» **EXERCISE GOAL**:
Locate the lines where "matplotlib" occurs and copy them as they stand.

Raw records:
-------------------------
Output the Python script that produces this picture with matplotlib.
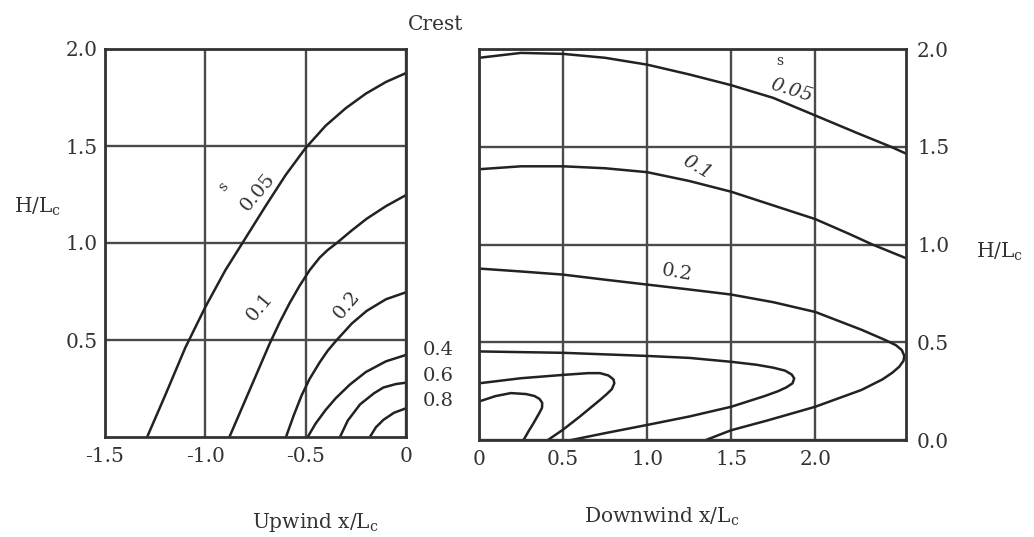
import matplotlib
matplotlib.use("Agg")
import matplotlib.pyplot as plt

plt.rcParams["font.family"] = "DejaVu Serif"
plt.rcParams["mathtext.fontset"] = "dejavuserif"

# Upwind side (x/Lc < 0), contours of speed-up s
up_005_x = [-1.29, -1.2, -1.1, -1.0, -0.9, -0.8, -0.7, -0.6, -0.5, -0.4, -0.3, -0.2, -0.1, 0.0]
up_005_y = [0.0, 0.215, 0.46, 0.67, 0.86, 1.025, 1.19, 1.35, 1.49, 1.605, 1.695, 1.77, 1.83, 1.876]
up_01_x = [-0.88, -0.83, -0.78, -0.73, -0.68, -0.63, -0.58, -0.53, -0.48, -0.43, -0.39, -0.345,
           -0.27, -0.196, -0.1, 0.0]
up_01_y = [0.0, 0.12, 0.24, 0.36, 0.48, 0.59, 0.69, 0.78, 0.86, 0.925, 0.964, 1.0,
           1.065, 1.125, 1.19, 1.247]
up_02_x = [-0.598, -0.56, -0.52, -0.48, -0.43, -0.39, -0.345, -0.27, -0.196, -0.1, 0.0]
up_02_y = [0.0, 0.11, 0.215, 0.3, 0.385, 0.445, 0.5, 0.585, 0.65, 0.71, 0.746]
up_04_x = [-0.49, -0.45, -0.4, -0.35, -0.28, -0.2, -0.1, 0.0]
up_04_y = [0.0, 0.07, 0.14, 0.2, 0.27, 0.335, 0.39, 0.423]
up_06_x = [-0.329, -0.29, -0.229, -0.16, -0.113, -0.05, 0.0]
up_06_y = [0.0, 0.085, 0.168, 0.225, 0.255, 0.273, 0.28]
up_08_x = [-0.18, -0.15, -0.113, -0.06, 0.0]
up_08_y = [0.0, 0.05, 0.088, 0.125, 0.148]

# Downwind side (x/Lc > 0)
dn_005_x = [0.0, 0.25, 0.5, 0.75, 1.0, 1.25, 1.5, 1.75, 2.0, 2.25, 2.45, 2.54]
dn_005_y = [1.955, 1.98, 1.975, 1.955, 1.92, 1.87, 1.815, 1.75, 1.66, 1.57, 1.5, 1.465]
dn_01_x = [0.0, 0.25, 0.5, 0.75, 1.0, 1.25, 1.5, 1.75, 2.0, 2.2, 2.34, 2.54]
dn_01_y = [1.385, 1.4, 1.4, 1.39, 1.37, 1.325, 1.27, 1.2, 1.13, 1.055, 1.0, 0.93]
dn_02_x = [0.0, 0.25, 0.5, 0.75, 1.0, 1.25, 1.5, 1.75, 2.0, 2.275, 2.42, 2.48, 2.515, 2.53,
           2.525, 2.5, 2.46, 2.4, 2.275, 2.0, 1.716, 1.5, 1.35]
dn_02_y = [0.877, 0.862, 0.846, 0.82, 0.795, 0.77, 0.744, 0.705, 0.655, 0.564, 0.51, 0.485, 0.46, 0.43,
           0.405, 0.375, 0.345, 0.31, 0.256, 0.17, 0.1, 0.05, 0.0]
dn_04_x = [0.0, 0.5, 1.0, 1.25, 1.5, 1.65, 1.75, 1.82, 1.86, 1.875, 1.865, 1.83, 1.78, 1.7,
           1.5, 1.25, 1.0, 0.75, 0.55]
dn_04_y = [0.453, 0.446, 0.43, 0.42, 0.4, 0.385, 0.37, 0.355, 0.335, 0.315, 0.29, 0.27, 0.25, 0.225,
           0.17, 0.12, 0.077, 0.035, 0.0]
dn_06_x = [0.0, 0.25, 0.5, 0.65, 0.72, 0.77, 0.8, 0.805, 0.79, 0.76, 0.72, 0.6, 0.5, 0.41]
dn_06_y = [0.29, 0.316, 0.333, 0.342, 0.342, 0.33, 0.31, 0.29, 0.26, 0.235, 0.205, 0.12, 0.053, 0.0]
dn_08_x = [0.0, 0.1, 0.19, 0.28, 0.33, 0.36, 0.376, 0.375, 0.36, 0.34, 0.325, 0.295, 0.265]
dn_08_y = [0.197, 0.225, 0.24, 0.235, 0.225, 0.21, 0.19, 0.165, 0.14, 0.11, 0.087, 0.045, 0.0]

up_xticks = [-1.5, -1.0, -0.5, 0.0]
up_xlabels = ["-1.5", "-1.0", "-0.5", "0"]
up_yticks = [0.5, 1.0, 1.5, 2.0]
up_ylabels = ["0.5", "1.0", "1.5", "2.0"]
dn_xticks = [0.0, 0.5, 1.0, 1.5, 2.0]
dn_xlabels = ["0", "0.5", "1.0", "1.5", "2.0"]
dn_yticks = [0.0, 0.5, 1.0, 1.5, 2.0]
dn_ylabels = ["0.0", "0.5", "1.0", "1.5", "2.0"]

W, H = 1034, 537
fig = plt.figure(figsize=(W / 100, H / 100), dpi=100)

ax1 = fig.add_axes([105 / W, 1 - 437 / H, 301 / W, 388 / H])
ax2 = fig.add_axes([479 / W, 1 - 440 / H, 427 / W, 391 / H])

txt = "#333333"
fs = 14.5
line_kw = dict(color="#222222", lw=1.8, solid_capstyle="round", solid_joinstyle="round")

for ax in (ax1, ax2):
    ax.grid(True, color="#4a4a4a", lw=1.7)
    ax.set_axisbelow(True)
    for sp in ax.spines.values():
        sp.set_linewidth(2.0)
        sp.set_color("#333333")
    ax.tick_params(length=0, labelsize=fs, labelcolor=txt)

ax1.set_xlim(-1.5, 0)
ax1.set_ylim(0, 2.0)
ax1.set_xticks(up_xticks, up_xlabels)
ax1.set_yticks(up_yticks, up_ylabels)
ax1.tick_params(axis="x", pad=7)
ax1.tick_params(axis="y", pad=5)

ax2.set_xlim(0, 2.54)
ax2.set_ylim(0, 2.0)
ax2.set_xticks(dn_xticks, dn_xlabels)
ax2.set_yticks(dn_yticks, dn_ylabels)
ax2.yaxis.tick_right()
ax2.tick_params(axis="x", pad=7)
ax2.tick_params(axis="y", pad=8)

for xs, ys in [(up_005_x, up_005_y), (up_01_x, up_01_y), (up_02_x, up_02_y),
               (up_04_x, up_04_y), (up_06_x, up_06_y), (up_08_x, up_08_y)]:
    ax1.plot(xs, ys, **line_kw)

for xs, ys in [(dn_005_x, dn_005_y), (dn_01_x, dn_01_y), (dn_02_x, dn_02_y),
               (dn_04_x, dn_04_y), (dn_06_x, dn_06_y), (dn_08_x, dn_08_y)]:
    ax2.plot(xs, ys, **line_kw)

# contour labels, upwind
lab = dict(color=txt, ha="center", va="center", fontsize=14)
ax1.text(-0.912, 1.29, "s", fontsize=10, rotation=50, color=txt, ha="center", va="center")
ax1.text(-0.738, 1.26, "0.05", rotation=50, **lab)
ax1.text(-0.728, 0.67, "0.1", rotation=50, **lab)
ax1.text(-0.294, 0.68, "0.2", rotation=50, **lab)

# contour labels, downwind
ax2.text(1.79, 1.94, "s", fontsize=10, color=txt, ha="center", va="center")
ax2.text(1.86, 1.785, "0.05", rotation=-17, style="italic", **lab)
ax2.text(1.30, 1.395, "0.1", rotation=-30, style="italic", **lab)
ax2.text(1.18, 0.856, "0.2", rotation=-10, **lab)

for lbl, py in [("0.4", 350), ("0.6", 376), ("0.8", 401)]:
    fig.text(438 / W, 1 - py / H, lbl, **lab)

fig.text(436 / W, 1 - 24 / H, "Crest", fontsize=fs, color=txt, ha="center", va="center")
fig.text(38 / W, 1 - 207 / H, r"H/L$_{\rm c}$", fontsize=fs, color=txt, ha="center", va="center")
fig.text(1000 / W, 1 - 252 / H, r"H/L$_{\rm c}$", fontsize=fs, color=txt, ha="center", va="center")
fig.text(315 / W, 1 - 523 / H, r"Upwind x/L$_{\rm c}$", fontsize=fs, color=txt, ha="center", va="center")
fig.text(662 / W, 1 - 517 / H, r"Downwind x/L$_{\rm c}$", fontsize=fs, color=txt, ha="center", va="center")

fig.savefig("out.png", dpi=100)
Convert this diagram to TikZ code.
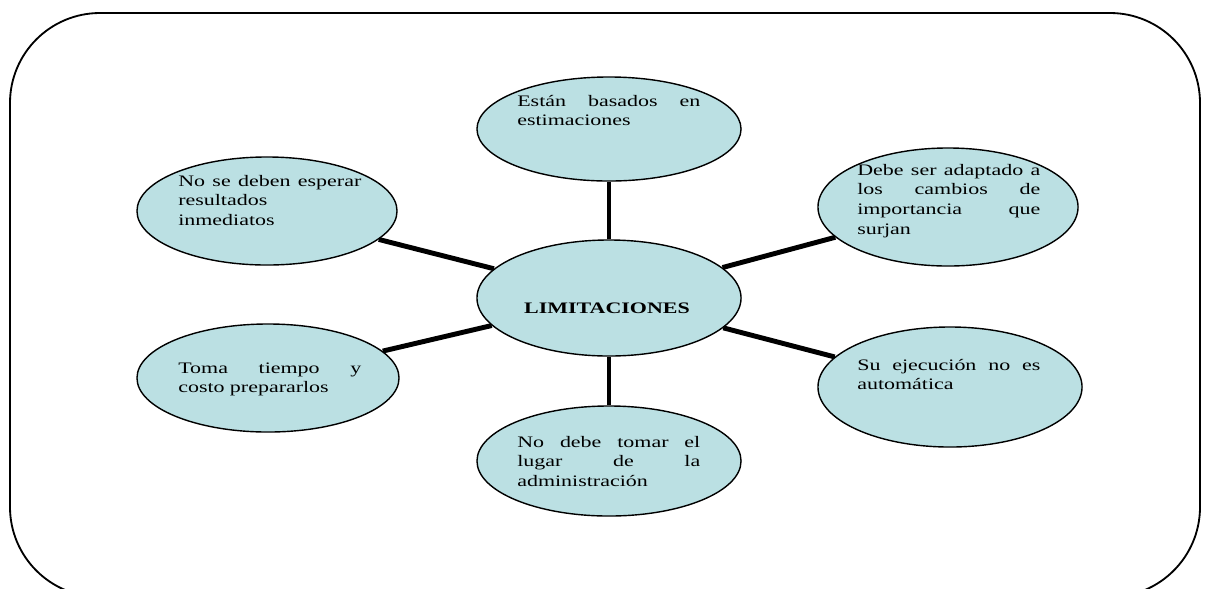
-------------------------
» **ANSWER TO THE TASK**:
Output the Python script that produces this picture with matplotlib.
import matplotlib
matplotlib.use("Agg")
import matplotlib.pyplot as plt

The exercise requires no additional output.